Finding the right stall front doors for your barn comes down to much more than appearance. Stall gates contain your horse, improve airflow, and promote relaxation. Many horses enjoy looking out their stall door and interacting with friends as their heads are able to rest in natural positions. If you are building a horse barn or renovating your current design, check out our handy guide to help you determine the perfect stall front doors based on your needs and preferences.

Stall Door Design 101

You will need to consider two main types of stall doors - sliding and swinging. If you are considering regular stall gates, they typically swing into the aisle way rather than slide. The most common materials include steel and wood. Depending on your taste and your horses’ behaviors, you can decide between a yoke or a straight style.

Types of Stall Doors

Sliding vs. Swinging

Sliding doors are fantastic space savers but are not as commonly found and do not present a classic, European aesthetic. Swinging, or hinged doors, require much more aisle room to open fully but are very popular for stall gates.

Steel vs. Wood

Both materials are found in a variety of stall gates and doors. While wood is a classic choice, it can be expensive and might need replacing down the road if not properly cared for. Steel with a powder coating is made to last and can provide greater ventilation.

Stall Door vs. Gate

Stall doors are generally the full height of the stall, whereas gates can be the same size or smaller. Some gates can even be installed in addition to a door, in case you want options for your horse to be completely closed in or be able to hang their head into the aisle way. If your horse leans too heavily on gates or enjoys escaping, a full-sized door might be their safer bet.

Yoke vs Straight Stall Gate

Yoke vs. Straight

If your horse tends to bite people or other animals, an elegant yoke design is not for them. You do not want to give your horse the opportunity to stick its head out unless it can safely relax and socialize with its neighbors.

Key Considerations for Choosing a Stall Door

Key Considerations for Choosing a Stall Door

There are a few key considerations for choosing a stall door to ensure a safe and happy horse.

Durability and Longevity

Most stall doors maintain their integrity as long as they are well cared for. Heavy-duty steel tubing should not dent very much, but horses can get their hooves caught if the bars are not built vertically. On the other hand, wood doors might be tempting for some horses to crib on and can collect even more dust. Analyze your horse’s behaviors and determine the amount of work you want to put in when maintaining your barn.

Safety Features

Swinging doors can be significantly more dangerous than sliding doors. Stall doors that hinge consume precious aisleway space and can even blow right off if the wind is strong enough. Plus, your horse is less likely to catch themselves on sliding doors since the stall opening is completely free for them to walk through, as long as the latch hardware is not in the way. This design also grants better locking mechanisms where horses cannot push or play with the latch, setting themselves free.

Ventilation and Airflow

If you need maximum airflow, especially with low ceilings, horses with breathing issues, or hot, humid weather, ventilated steel gates are the way to go, especially with a yoke design. Wood doors can make your stalls feel stuffy.

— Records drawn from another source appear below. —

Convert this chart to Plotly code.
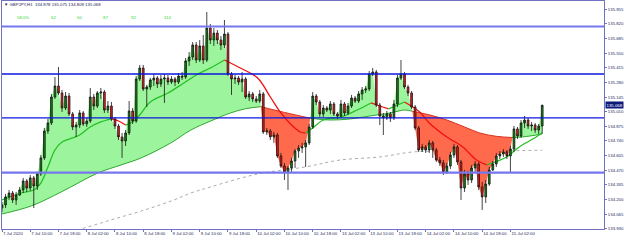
import plotly.graph_objects as go

# ---------------- data ----------------
time_labels = ["7 Jul 2020", "7 Jul 10:00", "7 Jul 18:00", "8 Jul 02:00", "8 Jul 10:00", "8 Jul 18:00",
               "9 Jul 02:00", "9 Jul 10:00", "9 Jul 18:00", "10 Jul 02:00", "10 Jul 10:00", "10 Jul 18:00",
               "13 Jul 02:00", "13 Jul 10:00", "13 Jul 18:00", "14 Jul 02:00", "14 Jul 10:00", "14 Jul 18:00",
               "15 Jul 02:00"]
label_bars = [0, 8, 16, 24, 32, 40, 48, 56, 64, 72, 80, 88, 96, 104, 112, 120, 128, 136, 144]

open_ = [134.123, 134.151, 134.225, 134.261, 134.197, 134.243, 134.289, 134.372, 134.307, 134.400,
         134.326, 134.436, 134.584, 134.832, 134.906, 135.145, 135.246, 135.182, 135.044, 135.154,
         134.989, 134.869, 134.887, 134.998, 134.897, 134.924, 135.145, 135.062, 135.182, 135.191,
         135.025, 135.062, 134.943, 134.878, 134.777, 134.740, 134.814, 135.016, 134.924, 135.311,
         135.412, 135.219, 135.237, 135.302, 135.320, 135.265, 135.311, 135.320, 135.283, 135.311,
         135.283, 135.338, 135.329, 135.477, 135.513, 135.624, 135.486, 135.615, 135.486, 135.780,
         135.670, 135.734, 135.670, 135.624, 135.725, 135.357, 135.311, 135.320, 135.283, 135.311,
         135.145, 135.173, 135.127, 135.108, 135.173, 134.823, 134.832, 134.777, 134.795, 134.602,
         134.510, 134.455, 134.492, 134.556, 134.648, 134.676, 134.685, 134.722, 134.869, 135.154,
         135.099, 134.989, 135.044, 135.025, 135.081, 134.989, 134.970, 135.081, 134.998, 135.062,
         135.136, 135.108, 135.173, 135.210, 135.219, 135.357, 135.375, 135.071, 134.970, 134.952,
         134.989, 134.952, 135.081, 135.320, 135.357, 135.237, 135.182, 135.053, 134.860, 134.657,
         134.685, 134.657, 134.722, 134.657, 134.565, 134.538, 134.455, 134.510, 134.611, 134.685,
         134.547, 134.307, 134.436, 134.381, 134.492, 134.528, 134.317, 134.225, 134.344, 134.473,
         134.528, 134.602, 134.620, 134.639, 134.602, 134.666, 134.851, 134.786, 134.906, 134.933,
         134.878, 134.887, 134.841, 134.878]

high_ = [134.179, 134.252, 134.289, 134.280, 134.271, 134.317, 134.400, 134.390, 134.427, 134.418,
         134.455, 134.611, 134.860, 134.943, 135.173, 135.329, 135.421, 135.210, 135.191, 135.182,
         135.007, 134.915, 135.025, 135.016, 134.952, 135.228, 135.173, 135.200, 135.228, 135.210,
         135.108, 135.099, 134.961, 134.897, 134.814, 134.841, 135.108, 135.044, 135.338, 135.440,
         135.440, 135.256, 135.320, 135.357, 135.338, 135.348, 135.357, 135.348, 135.338, 135.329,
         135.366, 135.375, 135.504, 135.559, 135.651, 135.651, 135.670, 135.716, 135.928, 135.817,
         135.780, 135.762, 135.707, 135.854, 135.743, 135.375, 135.348, 135.338, 135.375, 135.329,
         135.200, 135.191, 135.154, 135.210, 135.191, 134.860, 134.851, 134.823, 134.814, 134.630,
         134.538, 134.510, 134.584, 134.666, 134.703, 134.722, 134.749, 134.897, 135.191, 135.173,
         135.118, 135.071, 135.062, 135.108, 135.099, 135.007, 135.118, 135.099, 135.090, 135.164,
         135.154, 135.200, 135.237, 135.246, 135.384, 135.412, 135.394, 135.090, 134.998, 135.016,
         135.007, 135.118, 135.348, 135.486, 135.375, 135.256, 135.200, 135.071, 134.878, 134.713,
         134.703, 134.749, 134.740, 134.676, 134.593, 134.565, 134.538, 134.639, 134.713, 134.703,
         134.565, 134.473, 134.464, 134.519, 134.556, 134.547, 134.363, 134.381, 134.501, 134.556,
         134.630, 134.648, 134.666, 134.657, 134.694, 134.878, 134.869, 134.933, 134.970, 134.952,
         134.915, 134.906, 134.897, 135.075]

low_ = [134.087, 134.123, 134.197, 134.169, 134.151, 134.234, 134.261, 134.271, 134.280, 134.123,
        134.289, 134.418, 134.565, 134.805, 134.887, 135.127, 135.164, 135.007, 135.025, 134.970,
        134.841, 134.777, 134.860, 134.878, 134.869, 134.906, 135.025, 135.044, 135.127, 134.998,
        134.998, 134.924, 134.851, 134.749, 134.584, 134.694, 134.795, 134.897, 134.906, 135.292,
        135.200, 135.053, 135.210, 135.246, 135.228, 135.237, 135.090, 135.256, 135.265, 135.246,
        135.265, 135.302, 135.311, 135.431, 135.486, 135.458, 135.467, 135.449, 135.467, 135.633,
        135.615, 135.633, 135.578, 135.596, 135.338, 135.164, 135.265, 135.256, 135.191, 135.127,
        135.108, 135.099, 135.090, 135.090, 134.805, 134.795, 134.749, 134.722, 134.584, 134.492,
        134.381, 134.289, 134.455, 134.492, 134.584, 134.630, 134.501, 134.703, 134.851, 135.071,
        134.961, 134.961, 135.007, 134.989, 134.970, 134.943, 134.952, 134.970, 134.979, 135.044,
        135.090, 135.090, 135.118, 135.182, 135.200, 135.338, 135.053, 134.887, 134.795, 134.933,
        134.915, 134.933, 135.053, 135.302, 135.219, 135.154, 135.035, 134.841, 134.639, 134.639,
        134.630, 134.630, 134.584, 134.547, 134.510, 134.427, 134.436, 134.482, 134.584, 134.519,
        134.197, 134.271, 134.335, 134.353, 134.455, 134.289, 134.105, 134.169, 134.326, 134.464,
        134.501, 134.574, 134.593, 134.574, 134.455, 134.639, 134.759, 134.768, 134.860, 134.851,
        134.832, 134.814, 134.805, 134.809]

close_ = [134.151, 134.225, 134.261, 134.197, 134.243, 134.289, 134.372, 134.307, 134.400, 134.326,
          134.436, 134.584, 134.832, 134.906, 135.145, 135.246, 135.182, 135.044, 135.154, 134.989,
          134.869, 134.887, 134.998, 134.897, 134.924, 135.145, 135.062, 135.182, 135.191, 135.025,
          135.062, 134.943, 134.878, 134.777, 134.740, 134.814, 135.016, 134.924, 135.311, 135.412,
          135.219, 135.237, 135.302, 135.320, 135.265, 135.311, 135.320, 135.283, 135.311, 135.283,
          135.338, 135.329, 135.477, 135.513, 135.624, 135.486, 135.615, 135.486, 135.780, 135.670,
          135.734, 135.670, 135.624, 135.725, 135.357, 135.311, 135.320, 135.283, 135.311, 135.145,
          135.173, 135.127, 135.108, 135.173, 134.823, 134.832, 134.777, 134.795, 134.602, 134.510,
          134.455, 134.492, 134.556, 134.648, 134.676, 134.685, 134.722, 134.869, 135.154, 135.099,
          134.989, 135.044, 135.025, 135.081, 134.989, 134.970, 135.081, 134.998, 135.062, 135.136,
          135.108, 135.173, 135.210, 135.219, 135.357, 135.375, 135.071, 134.970, 134.952, 134.989,
          134.952, 135.081, 135.320, 135.357, 135.237, 135.182, 135.053, 134.860, 134.657, 134.685,
          134.657, 134.722, 134.657, 134.565, 134.538, 134.455, 134.510, 134.611, 134.685, 134.547,
          134.307, 134.436, 134.381, 134.492, 134.528, 134.317, 134.225, 134.344, 134.473, 134.528,
          134.602, 134.620, 134.639, 134.602, 134.666, 134.851, 134.786, 134.906, 134.933, 134.878,
          134.887, 134.841, 134.878, 135.068]

# slow moving average (boundary of the cloud), read at sample bars
slow_idx = [0, 8.3, 16.8, 27.2, 33.7, 39.4, 47.8, 53.5, 59.1, 64.7, 69.0, 73.33, 80.0, 87.28, 93.0,
            98.6, 104.2, 109.9, 114.1, 116.2, 121.2, 126.0, 131.0, 135.3, 140.0, 144.57, 148.5, 153]
slow_px = [134.068, 134.142, 134.271, 134.446, 134.519, 134.584, 134.722, 134.841, 134.924, 134.998,
           135.037, 135.056, 135.003, 134.950, 134.933, 134.943, 134.970, 134.998, 135.025, 135.014,
           134.979, 134.933, 134.869, 134.814, 134.783, 134.772, 134.781, 134.805]
# bars where price crosses the slow average
cross_idx = [73.33, 87.28, 116.2, 144.57]
cross_px = [135.056, 134.950, 135.014, 134.772]

# fast moving average (slope coloured)
fast_idx = [0, 5.5, 9, 11, 13, 15, 17, 20, 22, 25, 28, 31, 33, 35, 37, 39, 42, 47, 51.5, 56, 59, 63,
            67.5, 72.4, 76, 79, 82, 84.5, 86, 88, 91, 96, 100.6, 104.5, 107, 109.5, 114, 118.3, 121,
            126, 130.5, 134.4, 137.3, 142.9, 146.5, 151.3, 153]
fast_px = [134.197, 134.261, 134.289, 134.353, 134.501, 134.657, 134.731, 134.768, 134.795, 134.869,
           134.915, 134.943, 134.924, 134.887, 134.915, 134.979, 135.099, 135.182, 135.274, 135.366,
           135.412, 135.486, 135.412, 135.320, 135.145, 134.998, 134.887, 134.823, 134.814, 134.860,
           134.933, 134.961, 135.025, 135.090, 135.062, 135.035, 135.099, 135.007, 134.906, 134.777,
           134.685, 134.565, 134.519, 134.593, 134.685, 134.777, 134.815]

# long average (dotted)
long_idx = [19.6, 30.9, 41.3, 48.7, 53.5, 59.1, 72.4, 85.9, 95.8, 107, 116.4, 126.8, 140, 153]
long_px = [133.902, 134.013, 134.114, 134.197, 134.261, 134.317, 134.436, 134.501, 134.565, 134.593,
           134.639, 134.645, 134.648, 134.655]

levels_major = [135.794, 134.448]
levels_minor = [135.357, 134.952]

price_ticks = [133.930, 134.065, 134.200, 134.335, 134.470, 134.605, 134.740, 134.875, 135.010,
               135.145, 135.280, 135.415, 135.550, 135.685, 135.820, 135.955]

symbol = "GBPJPY,H1"
info_labels = ["58.0%", "62", "60", "87", "92", "114"]

# ---------------- figure ----------------
FONT = "Liberation Sans, Arial, sans-serif"
FS = 4.3
AXC = "#7272c4"
bars = list(range(len(close_)))
XR = [0, 170.5]
YR = [133.9295, 136.029]

fig = go.Figure()

# long dotted average
fig.add_trace(go.Scatter(x=long_idx, y=long_px, mode="lines", line=dict(color="#a2a2a2", width=0.9, dash="dot"),
                         line_shape="spline", hoverinfo="skip"))

# cloud between price and the slow average
bounds = [0] + cross_idx + [bars[-1]]
bound_px = [close_[0]] + cross_px + [close_[-1]]
for k in range(len(bounds) - 1):
    a, b = bounds[k], bounds[k + 1]
    green = (k % 2 == 0)
    sx = [x for x in slow_idx if a - 1e-6 <= x <= b + 1e-6]
    sy = [slow_px[slow_idx.index(x)] for x in sx]
    cx = [a] + [i for i in bars if a < i < b] + [b]
    cy = [bound_px[k]] + [close_[i] for i in bars if a < i < b] + [bound_px[k + 1]]
    fig.add_trace(go.Scatter(x=sx, y=sy, mode="lines", line_shape="spline",
                             line=dict(color="#2fa82f" if green else "#d8321c", width=1), hoverinfo="skip"))
    fig.add_trace(go.Scatter(x=cx, y=cy, mode="lines", line=dict(width=0), fill="tonexty",
                             fillcolor="#9cf59c" if green else "#ff6a4d", hoverinfo="skip"))

# fast average coloured by slope
runs = []
for j in range(len(fast_idx) - 1):
    up = fast_px[j + 1] >= fast_px[j]
    if runs and runs[-1][0] == up:
        runs[-1][1].append(j + 1)
    else:
        runs.append([up, [j, j + 1]])
for up, idxs in runs:
    fig.add_trace(go.Scatter(x=[fast_idx[j] for j in idxs], y=[fast_px[j] for j in idxs], mode="lines",
                             line_shape="spline", line=dict(color="#25c025" if up else "#f01010", width=1.3),
                             hoverinfo="skip"))

# candles on an overlaid axis pair so they sit above the indicators
fig.add_trace(go.Candlestick(x=bars, open=open_, high=high_, low=low_, close=close_,
                             xaxis="x2", yaxis="y2", whiskerwidth=0, hoverinfo="skip",
                             increasing=dict(fillcolor="#0c8c0c", line=dict(color="#151515", width=0.8)),
                             decreasing=dict(fillcolor="#ff1414", line=dict(color="#151515", width=0.8))))

shapes = []
for lv in levels_major:
    shapes.append(dict(type="line", xref="paper", x0=0, x1=1, yref="y", y0=lv, y1=lv,
                       line=dict(color="#7676ee", width=2.2), layer="above"))
for lv in levels_minor:
    shapes.append(dict(type="line", xref="paper", x0=0, x1=1, yref="y", y0=lv, y1=lv,
                       line=dict(color="#0c16e0", width=1.3), layer="above"))

annotations = [
    dict(xref="paper", yref="paper", x=0.0, y=0.9825, xanchor="left", yanchor="middle", showarrow=False,
         text="▼ " + symbol + "  " + " ".join("%.3f" % v for v in (open_[-1], high_[-1], low_[-1], close_[-1])),
         font=dict(family=FONT, size=FS, color="#20204e")),
    dict(xref="paper", yref="y", x=1, y=close_[-1], xanchor="left", yanchor="middle", xshift=1, showarrow=False,
         text="%.3f" % close_[-1], bgcolor="#0e1a78", borderpad=0.6,
         font=dict(family=FONT, size=FS, color="white")),
]
info_x = [0.0216, 0.0781, 0.1213, 0.1645, 0.2110, 0.2658]
for t, xx in zip(info_labels, info_x):
    annotations.append(dict(xref="paper", yref="paper", x=xx, y=0.9298, xanchor="left", yanchor="middle",
                            showarrow=False, text=t, font=dict(family=FONT, size=FS, color="#2ed82e")))

fig.update_layout(
    width=625, height=240, margin=dict(l=2, r=21, t=1, b=11, autoexpand=False),
    paper_bgcolor="white", plot_bgcolor="white", showlegend=False,
    xaxis=dict(range=XR, tickvals=label_bars, ticktext=time_labels, ticks="outside", ticklen=2, tickwidth=1,
               tickcolor=AXC, ticklabelposition="outside right", automargin=False, tickangle=0,
               rangeslider=dict(visible=False),
               tickfont=dict(family=FONT, size=FS, color="#25255a"),
               showgrid=False, zeroline=False, showline=True, linecolor=AXC, linewidth=1, mirror=True),
    yaxis=dict(range=YR, side="right", tickvals=price_ticks, ticktext=["%.3f" % v for v in price_ticks],
               ticks="outside", ticklen=2, tickwidth=1, tickcolor=AXC, automargin=False,
               tickfont=dict(family=FONT, size=FS, color="#25255a"),
               showgrid=False, zeroline=False, showline=True, linecolor=AXC, linewidth=1, mirror=True),
    xaxis2=dict(range=XR, overlaying="x", anchor="y2", visible=False, automargin=False,
                rangeslider=dict(visible=False)),
    yaxis2=dict(range=YR, overlaying="y", anchor="x2", visible=False, automargin=False),
    shapes=shapes, annotations=annotations,
)

fig.write_html("out.html")
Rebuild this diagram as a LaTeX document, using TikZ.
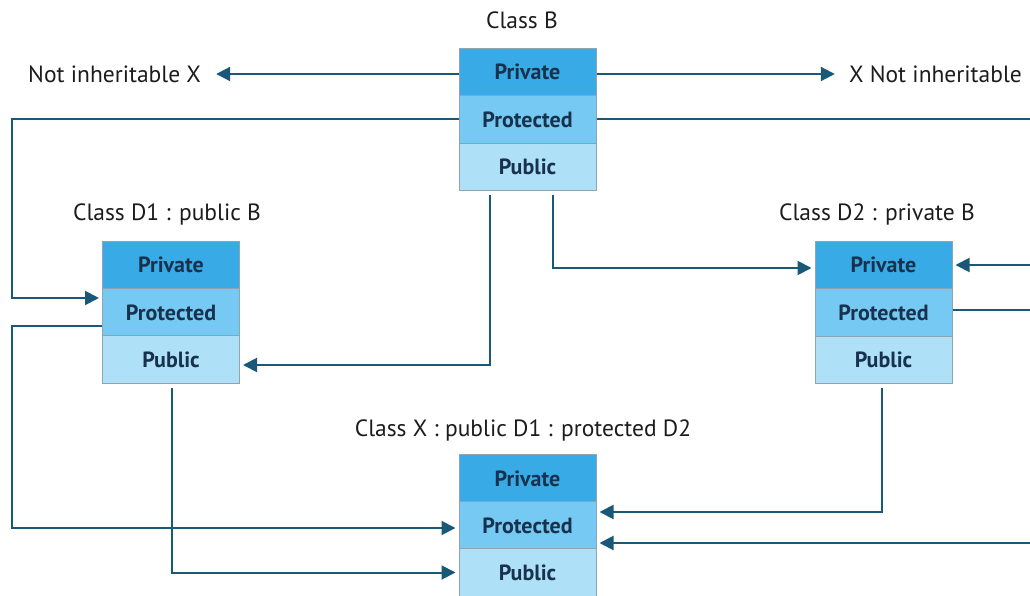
\documentclass[tikz,border=0pt]{standalone}
\usepackage{fontspec}
\setmainfont{PT Sans}
\usetikzlibrary{arrows.meta}
\definecolor{privfill}{HTML}{38ABE6}
\definecolor{protfill}{HTML}{76C9F2}
\definecolor{pubfill}{HTML}{AEE1F8}
\definecolor{cellborder}{HTML}{8FA3B3}
\definecolor{celltext}{HTML}{18324D}
\definecolor{titletext}{HTML}{1C1C1C}
\definecolor{linkcol}{HTML}{1A5878}
\begin{document}
\begin{tikzpicture}[x=1pt,y=-1pt,
  cell/.style={draw=cellborder, line width=1pt, minimum width=137pt, minimum height=47.5pt,
    inner sep=0pt, text=celltext, font=\bfseries\fontsize{22}{24}\selectfont},
  privcell/.style={cell, fill=privfill},
  protcell/.style={cell, fill=protfill},
  pubcell/.style={cell, fill=pubfill},
  title/.style={text=titletext, inner sep=0pt, font=\fontsize{23.5}{26}\selectfont},
  link/.style={draw=linkcol, line width=2pt},
  arr/.style={link, -{Triangle[length=14pt,width=14pt]}, shorten >=3pt}]
\useasboundingbox (0,0) rectangle (1030,596);

% Class B
\node[title] (tb) at (522,20) {Class B};
\node[privcell] (bpriv) at (527.5,72) {Private};
\node[protcell] (bprot) at (527.5,119.5) {Protected};
\node[pubcell]  (bpub)  at (527.5,167) {Public};

% Class D1
\node[title] (td1) at (167,214) {Class D1 : public B};
\node[privcell] (d1priv) at (171,265) {Private};
\node[protcell] (d1prot) at (171,312.5) {Protected};
\node[pubcell]  (d1pub)  at (171,359.5) {Public};

% Class D2
\node[title] (td2) at (877,214) {Class D2 : private B};
\node[privcell] (d2priv) at (883.5,265) {Private};
\node[protcell] (d2prot) at (883.5,312.5) {Protected};
\node[pubcell]  (d2pub)  at (883.5,360) {Public};

% Class X
\node[title] (tx) at (523,430) {Class X : public D1 : protected D2};
\node[privcell] (xpriv) at (527.5,478.5) {Private};
\node[protcell] (xprot) at (527.5,525.5) {Protected};
\node[pubcell]  (xpub)  at (527.5,572.5) {Public};

% side labels
\node[title, anchor=west] (nixl) at (28,74) {Not inheritable X};
\node[title, anchor=east] (nixr) at (1022,74) {X Not inheritable};

% connector ends at the picture edge
\coordinate (eB)  at (1030,119.5);
\coordinate (eD2in) at (1030,265);
\coordinate (eD2out) at (1030,310);
\coordinate (eXin) at (1030,543);

% private members of B are not inherited
\draw[arr, shorten >=0pt] (bpriv.west |- nixl) -- ([xshift=15pt]nixl.east);
\draw[arr, shorten >=0pt] (bpriv.east |- nixr) -- ([xshift=-14pt]nixr.west);

% B protected -> D1 protected (public inheritance)
\draw[arr] (bprot.west) -| (12,298) -- ([yshift=14.5pt]d1prot.west);
% B public -> D1 public
\draw[arr] ([xshift=-37.5pt,yshift=-4pt]bpub.south) |- ([yshift=-5.5pt]d1pub.east);
% B protected/public -> D2 private (private inheritance)
\draw[link] (bprot.east) -- (eB);
\draw[arr] (eD2in) -- (d2priv.east);
\draw[arr] ([xshift=25.5pt,yshift=-4pt]bpub.south) |- ([yshift=-3pt]d2priv.west);

% D1 -> X
\draw[arr] ([yshift=-13.5pt]d1prot.west) -| (12,528) -- ([yshift=-2.5pt]xprot.west);
\draw[arr] ([xshift=1pt,yshift=-4pt]d1pub.south) |- (xpub.west);

% D2 -> X (protected inheritance)
\draw[link] ([yshift=2.5pt]d2prot.east) -- (eD2out);
\draw[arr] ([xshift=-1.5pt,yshift=-4pt]d2pub.south) |- ([yshift=13.5pt]xprot.east);
\draw[arr] (eXin) -- ([yshift=-17.5pt]xprot.east);
\end{tikzpicture}
\end{document}
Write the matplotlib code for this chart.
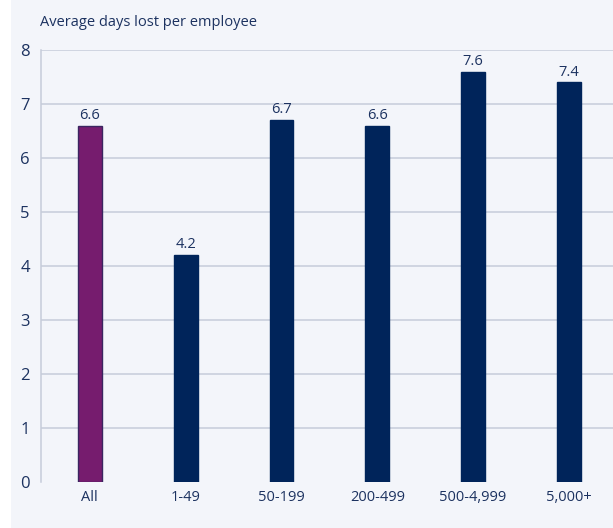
import matplotlib.pyplot as plt
from matplotlib.patches import Rectangle

categories = ['All', '1-49', '50-199', '200-499', '500-4,999', '5,000+']
days_lost = [6.6, 4.2, 6.7, 6.6, 7.6, 7.4]
y_ticks = [0, 1, 2, 3, 4, 5, 6, 7, 8]

bg = '#f3f5fa'
navy = '#00245a'
purple = '#761c6e'
text_col = '#1c3260'
grid_col = '#c6ccda'

plt.rcParams['font.family'] = ['Open Sans', 'DejaVu Sans']

fig = plt.figure(figsize=(6.13, 5.28), dpi=100, facecolor='white')
fig.patches.append(Rectangle((11 / 613, 0), 1, 1, transform=fig.transFigure,
                             facecolor=bg, edgecolor='none', zorder=-1))

ax = fig.add_axes([41 / 613, 1 - 482 / 528, 1 - 41 / 613, (482 - 50) / 528])
ax.set_facecolor(bg)

x = list(range(len(categories)))
colors = [purple] + [navy] * (len(categories) - 1)
edges = ['#3a2560'] + [navy] * (len(categories) - 1)
bars = ax.bar(x, days_lost, width=0.25, color=colors, edgecolor=edges,
              linewidth=1, zorder=3)

for b, v in zip(bars, days_lost):
    ax.text(b.get_x() + b.get_width() / 2, v + 0.05, f'{v:.1f}',
            ha='center', va='bottom', fontsize=10.5, color=text_col)

ax.set_ylim(0, 8)
ax.set_xlim(-0.51, 5.46)
ax.set_yticks(y_ticks)
ax.set_xticks(x)
ax.set_xticklabels(categories)
for y in y_ticks[1:]:
    ax.axhline(y, color=grid_col, linewidth=1.1, zorder=1)

ax.tick_params(axis='y', length=0, pad=8, labelsize=12, labelcolor=text_col)
ax.tick_params(axis='x', length=0, pad=6, labelsize=10.5, labelcolor=text_col)
for s in ['top', 'right', 'bottom']:
    ax.spines[s].set_visible(False)
ax.spines['left'].set_color(grid_col)
ax.spines['left'].set_linewidth(1.1)

fig.text(40 / 613, 1 - 22 / 528, 'Average days lost per employee',
         fontsize=10.5, color=text_col, va='center', ha='left')

fig.savefig('out.png', dpi=100, facecolor=fig.get_facecolor())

Accessibility and Ease of Use

Sliding doors are increasingly convenient since you can simply roll them out of the way instead of always ensuring you lead your horse in the correct hand without their blankets or tack getting caught on latches. Additionally, Hinged doors must be installed an inch or so above the ground, preventing them from getting stuck when swung open.

Aesthetics and Barn Style

Depending on the style of your barn, you might want an elegant yoke wood and steel door. If you are building on a budget, simple steel gates might be a sufficient choice for optimal safety and convenience.

Maintenance Requirements

Wood and steel doors require little maintenance if you routinely care for them. Again, you should regularly clean off any dust and inspect for rot, rust, dents, or holes.

Stall Door Hardware

Stall Door Hardware

You might need to add plenty of hardware to your horse’s stall. You will likely want hooks and accessories that hold your horse’s buckets, salt blocks off the ground, and tie rings in case you need to tie your horse in their stall. Stall cards are also handy for displaying your horse’s feed schedule or hang vet and farrier bills. To help you determine everything you really need, we created this valuable guide about all the basic horse stall requirements.

Frequently Asked Questions About Stall Gates and Doors

What is the standard size of a stall door?

The standard size of stall doors for horses is usually 48" wide and 84" to 96" tall.

How wide should a horse stall gate be?

A stall gate for horses should be about 48" to 52" wide to accommodate most aisleways.

How tall should a stall gate be?

Tall gates for horses should be the following heights:

  • 24" tall gates, or "short gates," work well for ponies if hung well above the ground.
  • 32" tall gates, called "miniature gates," are perfect for miniature ponies, so they can still look over the gate and not sneak out.
  • 38" tall standard straight gate without a yoke works for most horses or ponies.
  • 42" tall gates with yokes are great for any type of horse, including drop-down yokes for a horse who may bite when others walk by and need to keep their head inside the stall.